A parte triste dessa reflexão é que não tenho uma solução empacotada e que caiba nos 15 (ou 30, ou 60) segundos de atenção que as redes hoje me disponibilizam. Apesar de tudo, o artista tem que encontrar formas de ao menos viabilizar o seu trabalho.
Quem sabe seja possível encontrar pessoas dispostas a conectar por outras frentes. É o que venho acreditando enquanto alimento essa news. :)
Um abraço e até a próxima!
Na Vitrola do Luri: Gestalt Girl
Eu ando descobrindo no indie rock japonês uma fonte inesgotável de vibes incríveis. Essa música é de uma artista chamada Gestalt Girl e eu vou confessar que não sabia o nome até um amigo que mora no Japão me dizer que é “Estrada Desconhecida”.
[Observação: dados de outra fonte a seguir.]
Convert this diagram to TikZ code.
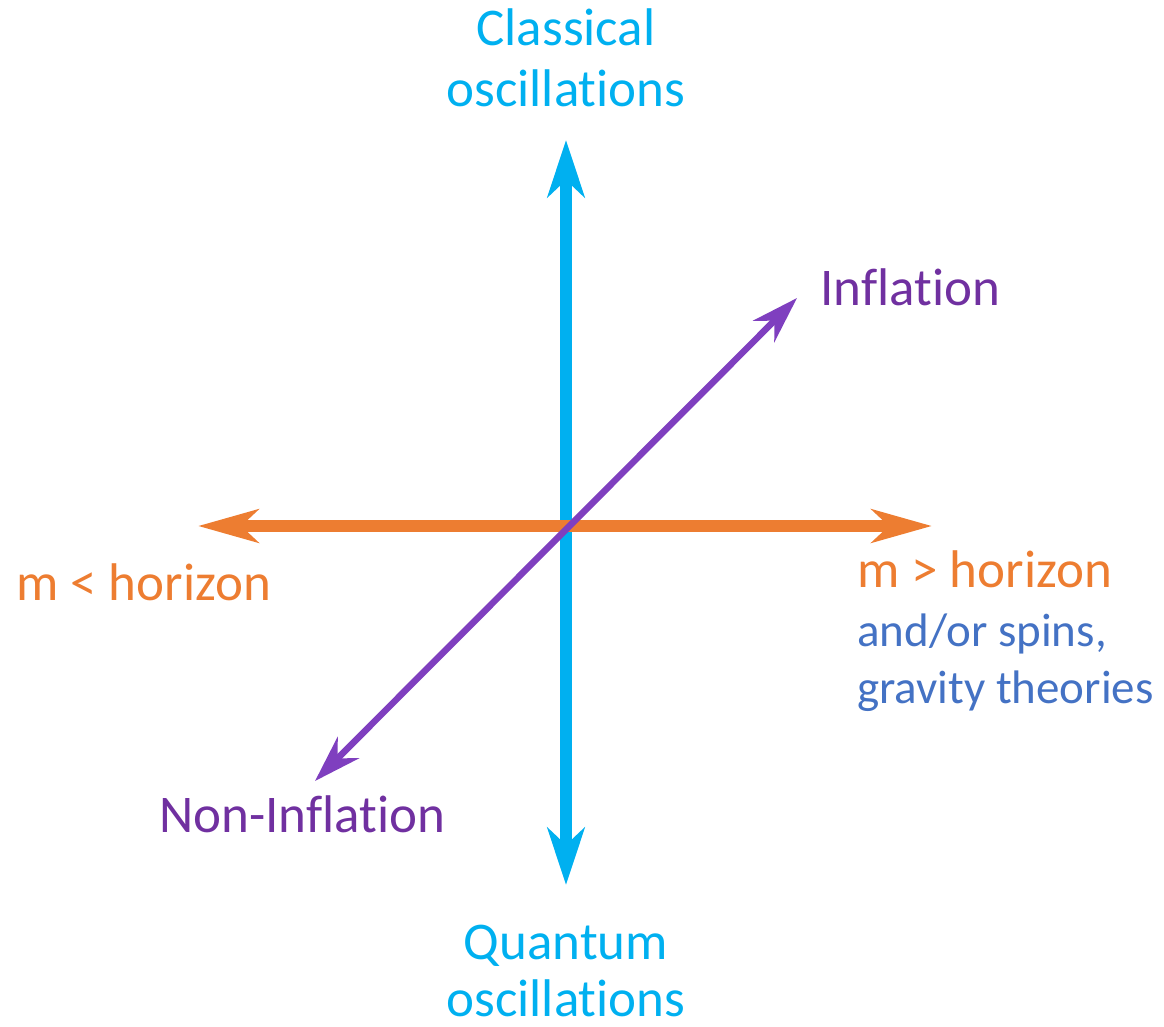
\documentclass[tikz,border=0pt]{standalone}
\usepackage{fontspec}
\setmainfont[Ligatures={NoCommon,NoRequired,NoContextual},RawFeature={-liga;-clig;-calt;-dlig}]{Carlito}
\usetikzlibrary{arrows.meta}
\newcommand{\tnolig}{t\kern0pt i}
\definecolor{cblue}{HTML}{00B0F0}
\definecolor{corange}{HTML}{ED7D31}
\definecolor{cpurple}{HTML}{7F3FBF}
\definecolor{tpurple}{HTML}{7030A0}
\definecolor{tblue}{HTML}{4472C4}
\tikzset{
  bigtxt/.style={inner sep=0pt, font=\fontsize{53}{60}\selectfont},
  smalltxt/.style={inner sep=0pt, font=\fontsize{47}{57}\selectfont},
  bluearrow/.style={draw=cblue, line width=12pt, {Stealth[length=57pt,width=37pt,inset=17pt]}-{Stealth[length=57pt,width=37pt,inset=17pt]}},
  orangearrow/.style={draw=corange, line width=12pt, {Stealth[length=60pt,width=33pt,inset=17pt]}-{Stealth[length=60pt,width=33pt,inset=17pt]}},
  purplearrow/.style={draw=cpurple, line width=6.5pt, {Stealth[length=47pt,width=30pt,inset=15pt]}-{Stealth[length=47pt,width=30pt,inset=15pt]}},
}
\begin{document}
\begin{tikzpicture}[x=1pt,y=-1pt]
\useasboundingbox (0,0) rectangle (1164,1026);
\coordinate (vtop) at (566,140);
\coordinate (vbot) at (566,885);
\coordinate (hleft) at (198,526);
\coordinate (hright) at (932,526);
\coordinate (dtop) at (797,298);
\coordinate (dbot) at (315,781);
\draw[bluearrow] (vbot) -- (vtop);
\draw[orangearrow] (hleft) -- (hright);
\draw[purplearrow] (dbot) -- (dtop);
\node[bigtxt, text=cblue, anchor=base] (cl1) at (566,45) {Classical};
\node[bigtxt, text=cblue, anchor=base] (cl2) at (566,106) {oscilla\tnolig ons};
\node[bigtxt, text=cblue, anchor=base] (qu1) at (566,959) {Quantum};
\node[bigtxt, text=cblue, anchor=base, text depth=0pt] (qu2) at (566,1016) {oscilla\tnolig ons};
\node[bigtxt, text=tpurple, anchor=base west] (inf) at (820,305) {Infla\tnolig on};
\node[bigtxt, text=tpurple, anchor=base west] (ninf) at (159,832) {Non-Infla\tnolig on};
\node[bigtxt, text=corange, anchor=base west] (mlt) at (16,600) {m < horizon};
\node[bigtxt, text=corange, anchor=base west] (mgt) at (857,587) {m > horizon};
\node[smalltxt, text=tblue, anchor=base west] (sp1) at (857,646) {and/or spins,};
\node[smalltxt, text=tblue, anchor=base west] (sp2) at (857,703) {gravity theories};
\end{tikzpicture}
\end{document}
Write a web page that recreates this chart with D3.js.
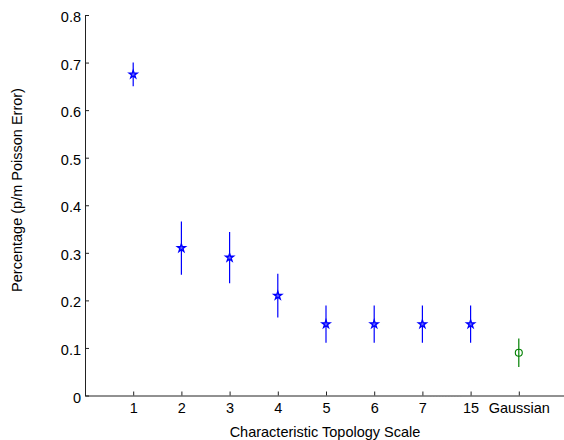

Ela tem um disco bem legal chamado Amoeba que vale muito conferir, se você gosta de uma voz feminina doce e desse clima meio nostálgico. Eu estou absolutamente viciado. Não escuto outra coisa há uns dias.
Diário de Produção
Eu ando bem empolgado para o lançamento desse meu primeiro álbum, o Espaço Interior e da live session que gravei com uma banda incrível.
Eu amo tocar e cantar, mas a parte que mais me move em direção à música é a composição, não vou negar. A criação costuma ter um timing próprio e acompanha uma vivacidade que quando vem não dá pra segurar. Ela simplesmente se manifesta.
Essa semana me peguei empolgado sobre um conceito que pode vir a se tornar um segundo álbum algum dia. E, junto com isso, veio uma nova composição depois de alguns meses que venho afastado dessa parte da coisa.
É um bom sinal.
Acho bacana acompanhar as elocubrações e bastidores do trabalho criativo. É algo que me segue desde que sou criança e que me fez me rodear dos criadores de conteúdo que hoje sigo. Spoiler: todos tambem demoram para produzir suas coisas e isso nem de longe é um problema. Abraços cara.
Sua news tem me ajudado pra caramba a entender essa vontade de apreciar e externar algo que sempre existiu em mim, mas nunca entendi direito. Obrigado!